◆ **REQUIREMENTS**
Go through the data below and copy it exactly, skipping every picture.

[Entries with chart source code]

● ● ● ● ●

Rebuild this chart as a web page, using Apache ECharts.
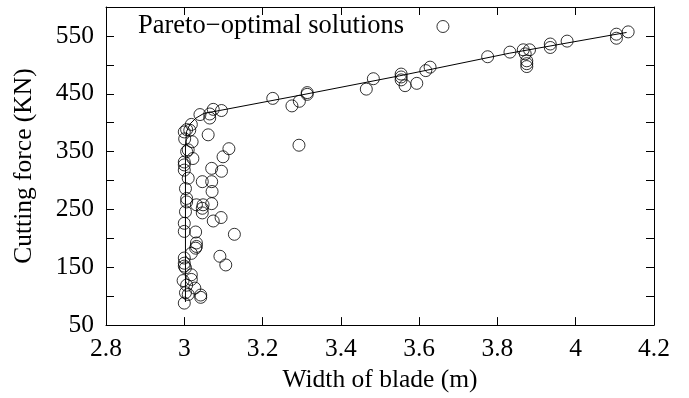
<!DOCTYPE html>
<html>
<head>
<meta charset="utf-8">
<script src="https://cdn.jsdelivr.net/npm/echarts@6/dist/echarts.min.js"></script>
<style>html,body{margin:0;padding:0;background:#fff}#c{width:689px;height:398px}</style>
</head>
<body>
<div id="c"></div>
<script>
// Pareto-optimal solutions: width of blade (m) and cutting force (KN)
const widthX = [4.134,4.104,4.104,3.978,3.935,3.935,3.882,3.866,3.871,3.875,3.875,3.875,3.832,3.775,
  3.628,3.617,3.594,3.564,3.554,3.554,3.554,3.483,3.465,3.314,3.314,3.294,3.275,3.226,3.293,
  3.095,3.074,3.065,3.065,3.040,3.061,3.018,3.006,3.000,3.001,3.014,3.020,3.006,3.010,3.000,3.000,3.000,3.022,3.010,3.003,3.006,3.114,3.099,3.070,3.095,3.046,3.070,3.071,3.031,3.048,3.070,
  3.006,3.046,3.046,3.074,3.094,3.003,3.000,3.000,3.029,3.031,3.031,3.029,3.128,3.091,3.106,3.018,3.000,3.000,3.000,3.003,3.018,3.018,2.997,3.006,3.027,3.003,3.010,3.042,3.042,3.000];
const forceY = [557,553,546,541,536,530,526,526,519,507,502,497,522,514,
  496,490,468,464,484,479,474,476,458,452,449,437,429,442,361,
  421,423,415,408,414,379,397,388,384,372,387,367,350,353,332,327,318,338,304,286,269,355,341,321,316,298,298,281,258,258,260,
  263,252,244,230,236,246,226,212,211,192,186,183,207,169,154,174,166,157,152,149,137,129,127,119,114,106,103,102,98,88];
// Front line through the solutions
const frontX = [3.003,3.003,3.006,3.015,3.030,3.050,3.090,3.300,3.550,3.830,4.130];
const frontY = [90,360,385,398,408,416,421,448,481,520,556];
const xTicks = {min: 2.8, max: 4.2, step: 0.2};
const yTicks = {min: 50, max: 600, step: 50};

const FONT = 'Liberation Serif';
const chart = echarts.init(document.getElementById('c'), null, {renderer: 'canvas'});
const axLine = {show: true, lineStyle: {color: '#000', width: 1}};
const tick = {show: true, inside: true, length: 8, lineStyle: {color: '#000', width: 1}};
const fmtX = v => String(Math.round(v * 10) / 10);
const fmtY = v => ((Math.round(v) - 50) % 100 === 0 ? String(Math.round(v)) : '');

chart.setOption({
  animation: false,
  backgroundColor: '#fff',
  grid: {left: 106, right: 35, top: 7, bottom: 71},
  legend: {
    data: ['Pareto\u2212optimal solutions'],
    left: 138, top: 13, align: 'right', padding: 0,
    itemWidth: 12, itemHeight: 12,
    itemStyle: {color: 'rgba(0,0,0,0)', borderColor: '#000', borderWidth: 1},
    textStyle: {fontFamily: FONT, fontSize: 26.5, color: '#000', padding: [0, 28, 0, 0]}
  },
  xAxis: [{
    type: 'value', min: xTicks.min, max: xTicks.max, interval: xTicks.step,
    name: 'Width of blade (m)', nameLocation: 'middle', nameGap: 37,
    nameTextStyle: {fontFamily: FONT, fontSize: 25.5, color: '#000'},
    axisLine: axLine, axisTick: tick, splitLine: {show: false},
    axisLabel: {fontFamily: FONT, fontSize: 25.5, color: '#000', margin: 11, formatter: fmtX}
  }, {
    type: 'value', position: 'top', min: xTicks.min, max: xTicks.max, interval: xTicks.step,
    axisLine: axLine, axisTick: tick, splitLine: {show: false}, axisLabel: {show: false}
  }],
  yAxis: [{
    type: 'value', min: yTicks.min, max: yTicks.max, interval: yTicks.step,
    name: 'Cutting force (KN)', nameLocation: 'middle', nameGap: 69,
    nameTextStyle: {fontFamily: FONT, fontSize: 25.5, color: '#000'},
    axisLine: axLine, axisTick: tick, splitLine: {show: false},
    axisLabel: {fontFamily: FONT, fontSize: 25.5, color: '#000', margin: 12, formatter: fmtY}
  }, {
    type: 'value', position: 'right', min: yTicks.min, max: yTicks.max, interval: yTicks.step,
    axisLine: axLine, axisTick: tick, splitLine: {show: false}, axisLabel: {show: false}
  }],
  series: [{
    name: 'front', type: 'line', xAxisIndex: 0, yAxisIndex: 0,
    data: frontX.map((x, i) => [x, frontY[i]]),
    showSymbol: false, symbol: 'none', lineStyle: {color: '#000', width: 1}, z: 1
  }, {
    name: 'Pareto\u2212optimal solutions', type: 'scatter', xAxisIndex: 0, yAxisIndex: 0,
    data: widthX.map((x, i) => [x, forceY[i]]),
    symbol: 'circle', symbolSize: 12,
    itemStyle: {color: 'rgba(0,0,0,0)', borderColor: '#000', borderWidth: 1}, z: 2
  }]
});
</script>
</body>
</html>
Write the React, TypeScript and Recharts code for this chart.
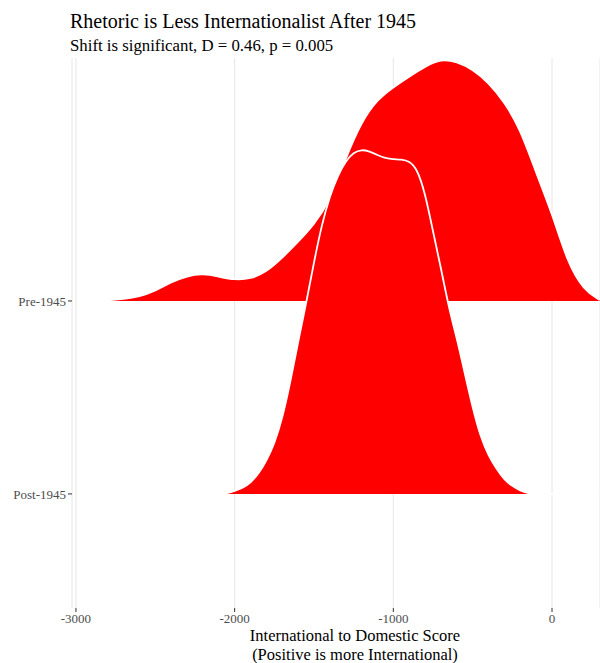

● ● ● ● ●

◆ **EXERCISE RESULT**
Rebuild this chart as a web page, using Apache ECharts.
<!DOCTYPE html>
<html>
<head>
<meta charset="utf-8">
<script src="https://cdn.jsdelivr.net/npm/echarts@6/dist/echarts.min.js"></script>
<style>html,body{margin:0;padding:0;background:#fff}#c{width:689px;height:398px}</style>
</head>
<body>
<div id="c"></div>
<script>
// Pareto-optimal solutions: width of blade (m) and cutting force (KN)
const widthX = [4.134,4.104,4.104,3.978,3.935,3.935,3.882,3.866,3.871,3.875,3.875,3.875,3.832,3.775,
  3.628,3.617,3.594,3.564,3.554,3.554,3.554,3.483,3.465,3.314,3.314,3.294,3.275,3.226,3.293,
  3.095,3.074,3.065,3.065,3.040,3.061,3.018,3.006,3.000,3.001,3.014,3.020,3.006,3.010,3.000,3.000,3.000,3.022,3.010,3.003,3.006,3.114,3.099,3.070,3.095,3.046,3.070,3.071,3.031,3.048,3.070,
  3.006,3.046,3.046,3.074,3.094,3.003,3.000,3.000,3.029,3.031,3.031,3.029,3.128,3.091,3.106,3.018,3.000,3.000,3.000,3.003,3.018,3.018,2.997,3.006,3.027,3.003,3.010,3.042,3.042,3.000];
const forceY = [557,553,546,541,536,530,526,526,519,507,502,497,522,514,
  496,490,468,464,484,479,474,476,458,452,449,437,429,442,361,
  421,423,415,408,414,379,397,388,384,372,387,367,350,353,332,327,318,338,304,286,269,355,341,321,316,298,298,281,258,258,260,
  263,252,244,230,236,246,226,212,211,192,186,183,207,169,154,174,166,157,152,149,137,129,127,119,114,106,103,102,98,88];
// Front line through the solutions
const frontX = [3.003,3.003,3.006,3.015,3.030,3.050,3.090,3.300,3.550,3.830,4.130];
const frontY = [90,360,385,398,408,416,421,448,481,520,556];
const xTicks = {min: 2.8, max: 4.2, step: 0.2};
const yTicks = {min: 50, max: 600, step: 50};

const FONT = 'Liberation Serif';
const chart = echarts.init(document.getElementById('c'), null, {renderer: 'canvas'});
const axLine = {show: true, lineStyle: {color: '#000', width: 1}};
const tick = {show: true, inside: true, length: 8, lineStyle: {color: '#000', width: 1}};
const fmtX = v => String(Math.round(v * 10) / 10);
const fmtY = v => ((Math.round(v) - 50) % 100 === 0 ? String(Math.round(v)) : '');

chart.setOption({
  animation: false,
  backgroundColor: '#fff',
  grid: {left: 106, right: 35, top: 7, bottom: 71},
  legend: {
    data: ['Pareto\u2212optimal solutions'],
    left: 138, top: 13, align: 'right', padding: 0,
    itemWidth: 12, itemHeight: 12,
    itemStyle: {color: 'rgba(0,0,0,0)', borderColor: '#000', borderWidth: 1},
    textStyle: {fontFamily: FONT, fontSize: 26.5, color: '#000', padding: [0, 28, 0, 0]}
  },
  xAxis: [{
    type: 'value', min: xTicks.min, max: xTicks.max, interval: xTicks.step,
    name: 'Width of blade (m)', nameLocation: 'middle', nameGap: 37,
    nameTextStyle: {fontFamily: FONT, fontSize: 25.5, color: '#000'},
    axisLine: axLine, axisTick: tick, splitLine: {show: false},
    axisLabel: {fontFamily: FONT, fontSize: 25.5, color: '#000', margin: 11, formatter: fmtX}
  }, {
    type: 'value', position: 'top', min: xTicks.min, max: xTicks.max, interval: xTicks.step,
    axisLine: axLine, axisTick: tick, splitLine: {show: false}, axisLabel: {show: false}
  }],
  yAxis: [{
    type: 'value', min: yTicks.min, max: yTicks.max, interval: yTicks.step,
    name: 'Cutting force (KN)', nameLocation: 'middle', nameGap: 69,
    nameTextStyle: {fontFamily: FONT, fontSize: 25.5, color: '#000'},
    axisLine: axLine, axisTick: tick, splitLine: {show: false},
    axisLabel: {fontFamily: FONT, fontSize: 25.5, color: '#000', margin: 12, formatter: fmtY}
  }, {
    type: 'value', position: 'right', min: yTicks.min, max: yTicks.max, interval: yTicks.step,
    axisLine: axLine, axisTick: tick, splitLine: {show: false}, axisLabel: {show: false}
  }],
  series: [{
    name: 'front', type: 'line', xAxisIndex: 0, yAxisIndex: 0,
    data: frontX.map((x, i) => [x, frontY[i]]),
    showSymbol: false, symbol: 'none', lineStyle: {color: '#000', width: 1}, z: 1
  }, {
    name: 'Pareto\u2212optimal solutions', type: 'scatter', xAxisIndex: 0, yAxisIndex: 0,
    data: widthX.map((x, i) => [x, forceY[i]]),
    symbol: 'circle', symbolSize: 12,
    itemStyle: {color: 'rgba(0,0,0,0)', borderColor: '#000', borderWidth: 1}, z: 2
  }]
});
</script>
</body>
</html>
Write the React, TypeScript and Recharts code for this chart.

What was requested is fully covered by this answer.